THE start of the colonial period, with the fall of Granada in 1492, signified the end of the Reconquista (the Reconquista is the term given about the battles between the Christian Kingdoms and Muslim Moors with the goal to take over the Iberian Peninsula) and signaled one of the most significant cultural and religious conflicts that still echoes today.
This time, however, the conflicts have also modernized. Along with the Cold War, ethnic and religious violent conflicts have reemerged as one of the most significant threats to the internal stability of many countries. In the Philippines, particularly, this has led to strife in communities within our provinces.
Moving forward to the last decade of the twentieth century and the first decade of the twenty-first, we have seen a renewed emphasis on expressions of nationalism. Hallmarks of these is in the definition of religious and ethnic identity. The same is true in the case of the Bangsamoro struggle of the right to self-determination.
These points I raised were my main reflections regarding one of the key activities of the Al Qalam Institute last week.
The Salaam TWG workshop on Peace Curriculum Development is part of our thrust in providing culture and values formation. This was designed for NSTP students to tackle peace education. In the said workshop, we recognized that there are so many facets to consider: Culture, society and religion all play roles in how we should deliver instruction to our youth.
The discussions in the workshop led us to the understanding that true spirituality in service should start with planting these seeds in the youth. They say that truly great men plant trees in whose shade they will never sit under. Hence, this legacy is what we wish to ensure with this curriculum development activity, as well as in other peace-building measures.
Dr. Jeffrey Milligan, from Florida State University, USA, was one of the participants in the said workshop. He shared to us few notes from his book entitled, “Islamic Identity, Postcoloniality, and Educational Policy.” He wrote, “what, we might ask, has education to do with such matters? Surely armed rebellions and terrorism are military and law enforcement problems, not the responsibility of schools.
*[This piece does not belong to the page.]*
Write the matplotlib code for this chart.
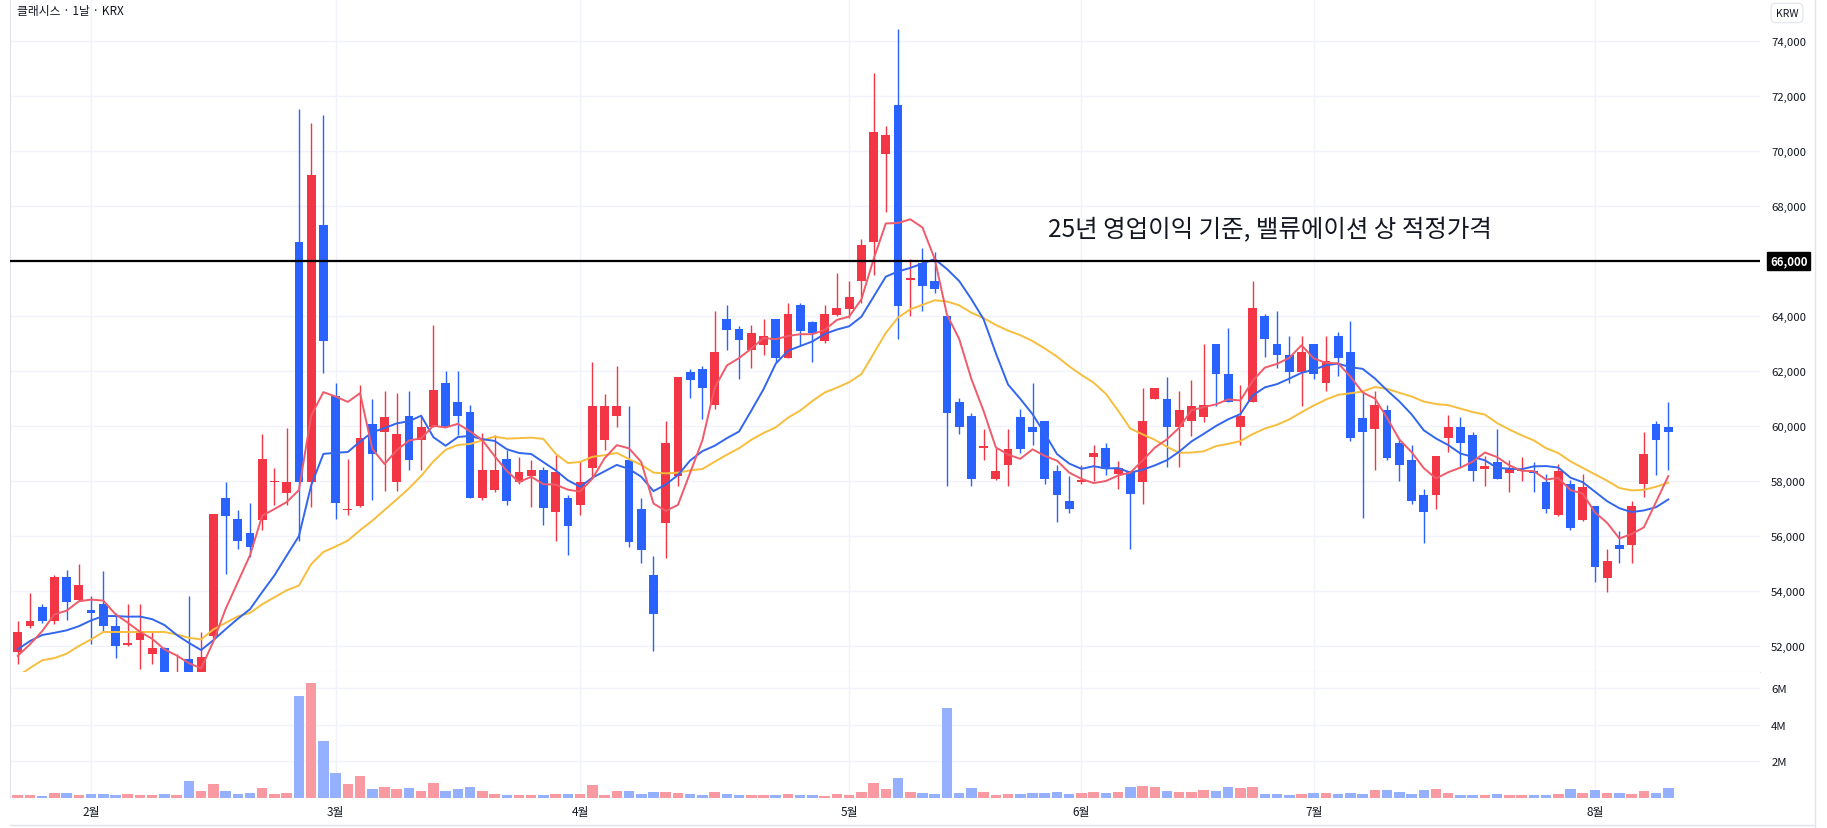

Surely political questions of independence, democratization, or human rights are the purview of political leaders, not teachers.”
He further wrote, “Questions of religious belief and attitudes are widely seen as off-limits for public education in many modern democratic states. What does education have to do with any of this? A lot.”
I agree with him. There is an urgent need to strengthen our peace education in our schools and universities. In the Bangsamoro context, we need to have a strong Islamic education that will help our people become active and responsible citizens of our Republic. Empowerment of our own school system, such as the Madrasahs, and giving proper support to them are critical for our growth.
We have a long way to go to come up with a responsive educational system that fits our own local context. We need to have teachers who know the value of peace education. We also need to equip them with the right materials and framework.
I do hope that we are able to come up with a framework that fits our objectives best. The pursuit of peace in all sectors must start from laying strong foundations in our youth, and peace education is one way to achieve that.